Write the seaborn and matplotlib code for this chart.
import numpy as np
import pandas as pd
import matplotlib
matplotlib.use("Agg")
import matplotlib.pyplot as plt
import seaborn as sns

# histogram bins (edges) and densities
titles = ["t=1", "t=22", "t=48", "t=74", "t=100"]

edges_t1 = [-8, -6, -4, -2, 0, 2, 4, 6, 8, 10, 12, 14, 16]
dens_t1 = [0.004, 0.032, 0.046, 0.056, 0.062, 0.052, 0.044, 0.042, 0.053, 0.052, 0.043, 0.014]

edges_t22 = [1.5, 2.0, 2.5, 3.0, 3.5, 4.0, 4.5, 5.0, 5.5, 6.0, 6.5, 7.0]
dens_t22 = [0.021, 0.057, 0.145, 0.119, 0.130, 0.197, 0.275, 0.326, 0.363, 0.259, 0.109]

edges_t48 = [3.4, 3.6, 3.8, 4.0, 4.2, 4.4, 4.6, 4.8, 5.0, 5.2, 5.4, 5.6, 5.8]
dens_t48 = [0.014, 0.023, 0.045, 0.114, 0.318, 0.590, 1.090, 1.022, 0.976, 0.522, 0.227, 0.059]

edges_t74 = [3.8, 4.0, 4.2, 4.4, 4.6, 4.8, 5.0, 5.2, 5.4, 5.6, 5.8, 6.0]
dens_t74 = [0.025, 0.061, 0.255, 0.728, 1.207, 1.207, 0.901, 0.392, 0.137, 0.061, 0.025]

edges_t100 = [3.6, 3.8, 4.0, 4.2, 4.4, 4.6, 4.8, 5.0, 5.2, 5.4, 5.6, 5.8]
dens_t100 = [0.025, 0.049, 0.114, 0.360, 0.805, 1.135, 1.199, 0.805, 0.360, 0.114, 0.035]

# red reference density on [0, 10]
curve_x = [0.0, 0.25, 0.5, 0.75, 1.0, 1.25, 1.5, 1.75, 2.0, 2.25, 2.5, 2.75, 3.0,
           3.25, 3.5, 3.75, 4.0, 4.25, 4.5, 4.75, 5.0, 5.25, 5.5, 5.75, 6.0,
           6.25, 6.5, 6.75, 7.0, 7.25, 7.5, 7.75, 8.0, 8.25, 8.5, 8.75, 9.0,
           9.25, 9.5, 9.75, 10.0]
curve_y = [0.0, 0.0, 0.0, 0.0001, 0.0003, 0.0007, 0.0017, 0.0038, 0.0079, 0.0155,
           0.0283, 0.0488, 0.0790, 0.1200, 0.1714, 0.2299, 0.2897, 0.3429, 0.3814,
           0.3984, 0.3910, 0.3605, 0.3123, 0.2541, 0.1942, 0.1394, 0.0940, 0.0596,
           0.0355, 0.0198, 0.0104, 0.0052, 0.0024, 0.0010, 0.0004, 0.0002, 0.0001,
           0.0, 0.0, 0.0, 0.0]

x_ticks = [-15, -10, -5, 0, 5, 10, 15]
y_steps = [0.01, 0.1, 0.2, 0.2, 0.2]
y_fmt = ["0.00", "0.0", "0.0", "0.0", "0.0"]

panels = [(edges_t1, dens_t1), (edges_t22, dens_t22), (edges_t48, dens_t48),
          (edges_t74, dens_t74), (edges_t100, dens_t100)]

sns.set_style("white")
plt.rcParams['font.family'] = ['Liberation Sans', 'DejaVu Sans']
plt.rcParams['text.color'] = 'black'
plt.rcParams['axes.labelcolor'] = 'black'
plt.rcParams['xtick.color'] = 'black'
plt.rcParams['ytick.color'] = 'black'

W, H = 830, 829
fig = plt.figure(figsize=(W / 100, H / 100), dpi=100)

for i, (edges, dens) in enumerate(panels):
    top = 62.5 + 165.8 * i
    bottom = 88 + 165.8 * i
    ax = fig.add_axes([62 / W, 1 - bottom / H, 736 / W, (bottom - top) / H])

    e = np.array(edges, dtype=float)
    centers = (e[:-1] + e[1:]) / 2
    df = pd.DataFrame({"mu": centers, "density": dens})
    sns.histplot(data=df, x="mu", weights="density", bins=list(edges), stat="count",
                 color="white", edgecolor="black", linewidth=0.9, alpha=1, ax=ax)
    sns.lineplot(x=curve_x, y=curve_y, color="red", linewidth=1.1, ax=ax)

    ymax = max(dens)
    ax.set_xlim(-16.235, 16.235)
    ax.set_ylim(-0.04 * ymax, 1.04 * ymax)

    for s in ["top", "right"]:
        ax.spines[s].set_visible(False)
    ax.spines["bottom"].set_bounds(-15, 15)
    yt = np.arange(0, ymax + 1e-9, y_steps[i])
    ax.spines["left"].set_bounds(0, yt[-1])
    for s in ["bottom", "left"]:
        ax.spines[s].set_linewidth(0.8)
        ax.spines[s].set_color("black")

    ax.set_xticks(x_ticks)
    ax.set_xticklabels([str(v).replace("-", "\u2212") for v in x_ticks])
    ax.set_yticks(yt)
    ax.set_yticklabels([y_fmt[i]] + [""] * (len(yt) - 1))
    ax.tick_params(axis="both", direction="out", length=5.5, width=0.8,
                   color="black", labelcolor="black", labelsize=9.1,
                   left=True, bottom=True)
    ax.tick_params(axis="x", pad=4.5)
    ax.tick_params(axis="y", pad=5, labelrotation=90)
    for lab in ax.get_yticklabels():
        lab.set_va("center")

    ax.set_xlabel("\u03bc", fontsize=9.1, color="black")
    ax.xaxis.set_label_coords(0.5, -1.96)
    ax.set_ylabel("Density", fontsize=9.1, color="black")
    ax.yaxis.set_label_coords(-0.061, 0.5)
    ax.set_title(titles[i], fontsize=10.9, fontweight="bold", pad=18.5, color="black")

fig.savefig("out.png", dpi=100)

⁂

## Task to complete
Everything from the first line of the data through the line containing "0.363, 0.259, 0.109]" should be echoed exactly. Add nothing.

## Complete answer
Write the seaborn and matplotlib code for this chart.
import numpy as np
import pandas as pd
import matplotlib
matplotlib.use("Agg")
import matplotlib.pyplot as plt
import seaborn as sns

# histogram bins (edges) and densities
titles = ["t=1", "t=22", "t=48", "t=74", "t=100"]

edges_t1 = [-8, -6, -4, -2, 0, 2, 4, 6, 8, 10, 12, 14, 16]
dens_t1 = [0.004, 0.032, 0.046, 0.056, 0.062, 0.052, 0.044, 0.042, 0.053, 0.052, 0.043, 0.014]

edges_t22 = [1.5, 2.0, 2.5, 3.0, 3.5, 4.0, 4.5, 5.0, 5.5, 6.0, 6.5, 7.0]
dens_t22 = [0.021, 0.057, 0.145, 0.119, 0.130, 0.197, 0.275, 0.326, 0.363, 0.259, 0.109]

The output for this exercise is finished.